YOUR INSTRUCTIONS
In the data below, locate the line containing "Clone this diagram in TikZ." and the line containing "(imint) [layer, minimum", then retype both and everything between them exactly. Pictures are not part of the copy.

* begin *

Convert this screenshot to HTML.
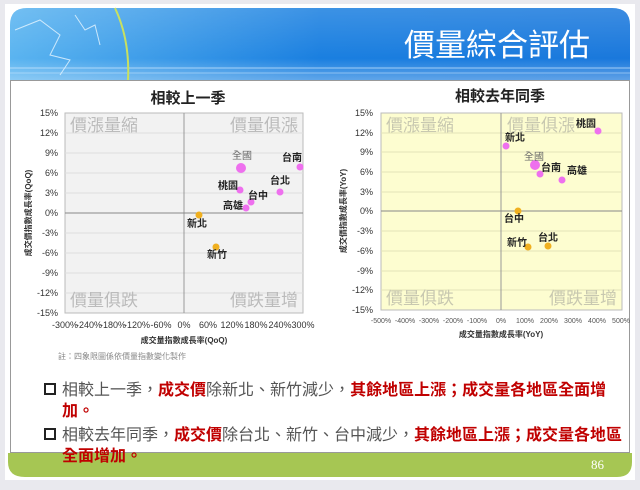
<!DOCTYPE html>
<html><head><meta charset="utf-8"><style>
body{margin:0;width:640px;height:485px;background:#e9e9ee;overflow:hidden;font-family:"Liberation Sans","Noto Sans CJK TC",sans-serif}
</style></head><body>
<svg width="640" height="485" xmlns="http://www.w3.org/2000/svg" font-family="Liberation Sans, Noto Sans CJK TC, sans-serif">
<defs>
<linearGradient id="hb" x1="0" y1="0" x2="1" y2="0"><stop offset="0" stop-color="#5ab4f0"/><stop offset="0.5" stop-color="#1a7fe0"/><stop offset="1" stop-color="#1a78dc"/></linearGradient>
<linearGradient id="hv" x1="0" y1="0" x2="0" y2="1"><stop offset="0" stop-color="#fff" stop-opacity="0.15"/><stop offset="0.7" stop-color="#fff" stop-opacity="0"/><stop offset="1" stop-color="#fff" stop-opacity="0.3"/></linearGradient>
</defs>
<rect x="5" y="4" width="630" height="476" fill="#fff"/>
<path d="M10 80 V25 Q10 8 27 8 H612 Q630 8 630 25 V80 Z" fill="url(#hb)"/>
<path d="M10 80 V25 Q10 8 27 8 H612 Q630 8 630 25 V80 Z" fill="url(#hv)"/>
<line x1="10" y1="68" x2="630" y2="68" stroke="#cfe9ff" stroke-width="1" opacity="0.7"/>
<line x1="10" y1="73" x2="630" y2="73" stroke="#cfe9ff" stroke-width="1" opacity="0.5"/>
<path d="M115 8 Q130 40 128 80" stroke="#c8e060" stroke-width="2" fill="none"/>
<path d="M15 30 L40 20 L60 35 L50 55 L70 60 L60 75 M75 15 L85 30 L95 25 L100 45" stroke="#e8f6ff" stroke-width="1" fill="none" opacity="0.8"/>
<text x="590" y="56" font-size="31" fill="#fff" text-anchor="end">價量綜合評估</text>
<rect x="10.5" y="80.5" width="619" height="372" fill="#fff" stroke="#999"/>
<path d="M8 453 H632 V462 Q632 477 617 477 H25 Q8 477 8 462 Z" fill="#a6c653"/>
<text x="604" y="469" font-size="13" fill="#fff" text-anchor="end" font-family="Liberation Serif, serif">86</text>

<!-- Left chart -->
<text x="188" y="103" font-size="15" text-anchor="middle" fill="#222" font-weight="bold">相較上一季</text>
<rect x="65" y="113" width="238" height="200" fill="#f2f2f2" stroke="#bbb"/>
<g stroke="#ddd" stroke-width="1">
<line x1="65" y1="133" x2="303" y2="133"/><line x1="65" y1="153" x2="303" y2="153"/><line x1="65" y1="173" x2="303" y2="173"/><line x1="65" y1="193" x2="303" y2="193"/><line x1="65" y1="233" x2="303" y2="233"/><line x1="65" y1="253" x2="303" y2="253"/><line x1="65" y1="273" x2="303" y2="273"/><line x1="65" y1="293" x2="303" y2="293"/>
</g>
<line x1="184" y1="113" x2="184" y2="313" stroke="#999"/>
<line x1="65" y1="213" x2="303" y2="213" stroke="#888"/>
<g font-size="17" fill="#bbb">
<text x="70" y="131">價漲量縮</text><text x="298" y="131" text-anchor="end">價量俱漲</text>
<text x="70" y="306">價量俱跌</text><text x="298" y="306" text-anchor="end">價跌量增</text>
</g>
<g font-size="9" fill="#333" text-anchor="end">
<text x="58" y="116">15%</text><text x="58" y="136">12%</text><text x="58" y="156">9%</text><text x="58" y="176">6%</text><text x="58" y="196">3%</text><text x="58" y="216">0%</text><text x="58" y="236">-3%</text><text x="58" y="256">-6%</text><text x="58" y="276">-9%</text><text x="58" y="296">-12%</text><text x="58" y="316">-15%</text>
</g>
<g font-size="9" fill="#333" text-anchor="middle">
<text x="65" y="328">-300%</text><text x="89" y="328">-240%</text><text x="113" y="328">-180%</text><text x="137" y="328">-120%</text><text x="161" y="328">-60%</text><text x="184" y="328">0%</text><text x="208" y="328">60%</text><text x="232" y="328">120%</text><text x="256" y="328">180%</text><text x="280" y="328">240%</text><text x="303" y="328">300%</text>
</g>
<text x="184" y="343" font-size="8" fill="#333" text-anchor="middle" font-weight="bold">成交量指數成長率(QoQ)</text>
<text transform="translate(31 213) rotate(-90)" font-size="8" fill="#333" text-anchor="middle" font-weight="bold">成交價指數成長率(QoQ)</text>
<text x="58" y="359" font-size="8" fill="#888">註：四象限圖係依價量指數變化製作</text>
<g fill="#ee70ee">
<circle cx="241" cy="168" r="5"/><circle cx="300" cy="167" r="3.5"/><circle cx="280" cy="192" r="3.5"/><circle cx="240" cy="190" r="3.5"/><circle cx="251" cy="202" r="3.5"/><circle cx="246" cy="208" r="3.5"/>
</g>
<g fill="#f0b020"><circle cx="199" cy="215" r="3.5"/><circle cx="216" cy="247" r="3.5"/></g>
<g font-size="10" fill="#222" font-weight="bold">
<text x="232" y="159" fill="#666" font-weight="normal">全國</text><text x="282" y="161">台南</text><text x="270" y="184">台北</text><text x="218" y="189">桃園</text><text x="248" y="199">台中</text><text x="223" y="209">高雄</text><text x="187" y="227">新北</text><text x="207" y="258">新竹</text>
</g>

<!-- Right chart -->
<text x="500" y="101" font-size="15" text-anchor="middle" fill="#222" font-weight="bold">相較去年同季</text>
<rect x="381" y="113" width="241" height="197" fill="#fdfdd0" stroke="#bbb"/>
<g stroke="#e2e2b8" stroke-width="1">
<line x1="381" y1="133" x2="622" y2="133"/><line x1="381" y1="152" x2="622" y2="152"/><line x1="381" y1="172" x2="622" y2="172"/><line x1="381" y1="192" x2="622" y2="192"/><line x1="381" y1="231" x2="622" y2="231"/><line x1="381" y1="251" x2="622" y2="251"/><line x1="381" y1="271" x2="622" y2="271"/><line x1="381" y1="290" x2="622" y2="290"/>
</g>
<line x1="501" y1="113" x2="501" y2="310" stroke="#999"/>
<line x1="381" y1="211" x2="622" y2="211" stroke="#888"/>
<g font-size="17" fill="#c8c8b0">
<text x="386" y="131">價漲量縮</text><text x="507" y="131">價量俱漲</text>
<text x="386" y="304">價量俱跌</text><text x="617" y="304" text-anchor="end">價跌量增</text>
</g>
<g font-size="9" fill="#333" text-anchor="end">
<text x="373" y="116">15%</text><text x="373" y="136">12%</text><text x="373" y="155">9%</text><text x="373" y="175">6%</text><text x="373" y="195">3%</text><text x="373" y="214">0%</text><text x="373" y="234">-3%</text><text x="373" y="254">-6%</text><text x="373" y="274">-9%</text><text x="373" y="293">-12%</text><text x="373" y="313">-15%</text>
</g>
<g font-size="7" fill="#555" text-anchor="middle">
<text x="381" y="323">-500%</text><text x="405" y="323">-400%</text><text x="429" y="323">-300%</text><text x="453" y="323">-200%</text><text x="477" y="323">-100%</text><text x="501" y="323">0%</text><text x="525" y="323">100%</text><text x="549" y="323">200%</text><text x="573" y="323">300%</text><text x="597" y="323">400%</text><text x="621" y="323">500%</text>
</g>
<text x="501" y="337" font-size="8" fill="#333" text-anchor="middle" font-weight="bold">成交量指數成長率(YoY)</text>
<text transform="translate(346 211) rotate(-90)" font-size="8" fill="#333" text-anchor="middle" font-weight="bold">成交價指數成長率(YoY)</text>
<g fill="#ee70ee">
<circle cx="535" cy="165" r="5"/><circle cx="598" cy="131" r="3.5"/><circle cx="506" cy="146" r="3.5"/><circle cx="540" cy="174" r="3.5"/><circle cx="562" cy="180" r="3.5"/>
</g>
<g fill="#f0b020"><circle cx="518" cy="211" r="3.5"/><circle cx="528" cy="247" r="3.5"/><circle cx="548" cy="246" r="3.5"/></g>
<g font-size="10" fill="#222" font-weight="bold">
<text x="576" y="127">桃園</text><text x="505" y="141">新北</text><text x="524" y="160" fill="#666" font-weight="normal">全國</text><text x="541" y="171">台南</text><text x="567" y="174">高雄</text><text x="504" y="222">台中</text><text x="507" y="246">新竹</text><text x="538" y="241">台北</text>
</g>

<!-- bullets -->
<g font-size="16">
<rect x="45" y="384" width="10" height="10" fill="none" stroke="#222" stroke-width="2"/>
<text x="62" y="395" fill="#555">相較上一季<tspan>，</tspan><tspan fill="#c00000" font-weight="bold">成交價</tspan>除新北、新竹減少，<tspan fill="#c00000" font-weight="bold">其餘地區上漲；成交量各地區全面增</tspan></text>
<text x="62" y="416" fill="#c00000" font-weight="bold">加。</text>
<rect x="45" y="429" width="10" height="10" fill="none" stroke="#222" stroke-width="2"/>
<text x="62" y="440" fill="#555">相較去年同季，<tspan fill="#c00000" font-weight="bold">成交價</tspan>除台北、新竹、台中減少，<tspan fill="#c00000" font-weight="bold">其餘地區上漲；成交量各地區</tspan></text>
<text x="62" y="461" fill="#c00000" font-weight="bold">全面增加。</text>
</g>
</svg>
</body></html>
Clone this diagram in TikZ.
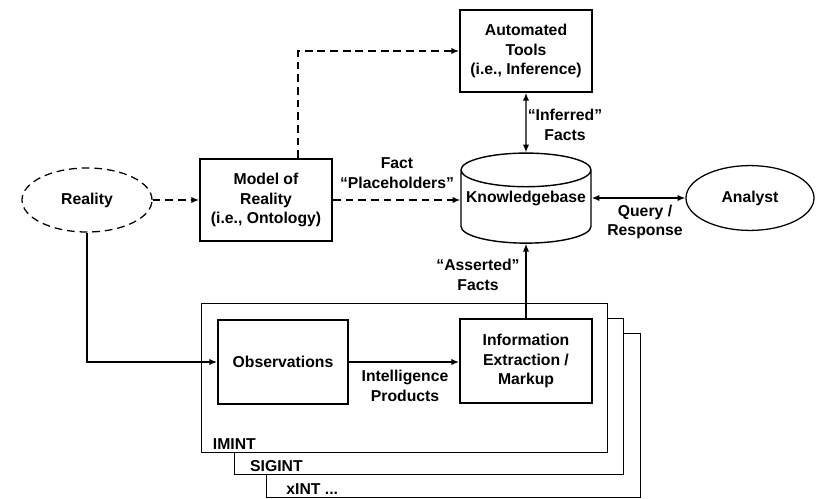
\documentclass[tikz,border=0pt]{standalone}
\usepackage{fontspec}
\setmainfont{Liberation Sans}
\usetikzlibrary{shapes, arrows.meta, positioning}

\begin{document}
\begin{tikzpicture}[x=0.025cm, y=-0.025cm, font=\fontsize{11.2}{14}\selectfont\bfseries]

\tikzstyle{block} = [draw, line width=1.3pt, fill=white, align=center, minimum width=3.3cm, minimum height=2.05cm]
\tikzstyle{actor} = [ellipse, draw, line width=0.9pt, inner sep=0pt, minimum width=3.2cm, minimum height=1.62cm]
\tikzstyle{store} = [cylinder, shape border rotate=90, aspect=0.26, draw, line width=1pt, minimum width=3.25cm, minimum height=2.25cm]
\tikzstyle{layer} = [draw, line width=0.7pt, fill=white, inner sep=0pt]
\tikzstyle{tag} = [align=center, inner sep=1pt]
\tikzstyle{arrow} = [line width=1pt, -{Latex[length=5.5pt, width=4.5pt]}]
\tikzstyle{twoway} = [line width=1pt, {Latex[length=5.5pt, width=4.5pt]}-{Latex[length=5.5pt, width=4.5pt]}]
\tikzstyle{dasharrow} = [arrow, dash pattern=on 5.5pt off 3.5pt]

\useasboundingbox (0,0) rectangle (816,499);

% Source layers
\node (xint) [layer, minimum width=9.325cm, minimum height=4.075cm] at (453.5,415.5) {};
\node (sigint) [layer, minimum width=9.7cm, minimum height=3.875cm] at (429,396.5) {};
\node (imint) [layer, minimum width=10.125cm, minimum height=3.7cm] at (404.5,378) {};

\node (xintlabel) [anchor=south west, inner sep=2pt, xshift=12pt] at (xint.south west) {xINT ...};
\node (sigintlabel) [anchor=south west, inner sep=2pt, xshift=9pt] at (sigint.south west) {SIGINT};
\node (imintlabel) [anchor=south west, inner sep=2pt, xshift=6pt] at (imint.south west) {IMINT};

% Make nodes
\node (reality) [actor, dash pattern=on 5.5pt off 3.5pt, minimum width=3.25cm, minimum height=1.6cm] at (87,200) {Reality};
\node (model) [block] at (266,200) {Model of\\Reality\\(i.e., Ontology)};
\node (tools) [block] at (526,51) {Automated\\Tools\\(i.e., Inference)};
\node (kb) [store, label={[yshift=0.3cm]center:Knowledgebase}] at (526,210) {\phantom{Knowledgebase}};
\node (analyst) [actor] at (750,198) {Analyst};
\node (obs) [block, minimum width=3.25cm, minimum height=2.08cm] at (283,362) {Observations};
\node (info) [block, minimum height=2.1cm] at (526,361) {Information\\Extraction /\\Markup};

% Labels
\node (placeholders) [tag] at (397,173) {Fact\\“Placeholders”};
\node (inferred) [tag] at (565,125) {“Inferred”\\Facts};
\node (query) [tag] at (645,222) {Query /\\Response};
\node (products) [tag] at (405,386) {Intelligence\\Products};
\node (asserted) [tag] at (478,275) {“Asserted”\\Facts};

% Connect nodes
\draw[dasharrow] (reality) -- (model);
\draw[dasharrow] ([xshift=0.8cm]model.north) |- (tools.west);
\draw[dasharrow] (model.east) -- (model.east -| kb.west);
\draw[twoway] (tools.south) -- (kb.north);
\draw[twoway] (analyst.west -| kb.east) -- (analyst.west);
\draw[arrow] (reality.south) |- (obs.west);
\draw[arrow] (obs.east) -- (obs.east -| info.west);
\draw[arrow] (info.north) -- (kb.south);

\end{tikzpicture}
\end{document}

* end *

COMPLETE ANSWER
Clone this diagram in TikZ.
\documentclass[tikz,border=0pt]{standalone}
\usepackage{fontspec}
\setmainfont{Liberation Sans}
\usetikzlibrary{shapes, arrows.meta, positioning}

\begin{document}
\begin{tikzpicture}[x=0.025cm, y=-0.025cm, font=\fontsize{11.2}{14}\selectfont\bfseries]

\tikzstyle{block} = [draw, line width=1.3pt, fill=white, align=center, minimum width=3.3cm, minimum height=2.05cm]
\tikzstyle{actor} = [ellipse, draw, line width=0.9pt, inner sep=0pt, minimum width=3.2cm, minimum height=1.62cm]
\tikzstyle{store} = [cylinder, shape border rotate=90, aspect=0.26, draw, line width=1pt, minimum width=3.25cm, minimum height=2.25cm]
\tikzstyle{layer} = [draw, line width=0.7pt, fill=white, inner sep=0pt]
\tikzstyle{tag} = [align=center, inner sep=1pt]
\tikzstyle{arrow} = [line width=1pt, -{Latex[length=5.5pt, width=4.5pt]}]
\tikzstyle{twoway} = [line width=1pt, {Latex[length=5.5pt, width=4.5pt]}-{Latex[length=5.5pt, width=4.5pt]}]
\tikzstyle{dasharrow} = [arrow, dash pattern=on 5.5pt off 3.5pt]

\useasboundingbox (0,0) rectangle (816,499);

% Source layers
\node (xint) [layer, minimum width=9.325cm, minimum height=4.075cm] at (453.5,415.5) {};
\node (sigint) [layer, minimum width=9.7cm, minimum height=3.875cm] at (429,396.5) {};
\node (imint) [layer, minimum width=10.125cm, minimum height=3.7cm] at (404.5,378) {};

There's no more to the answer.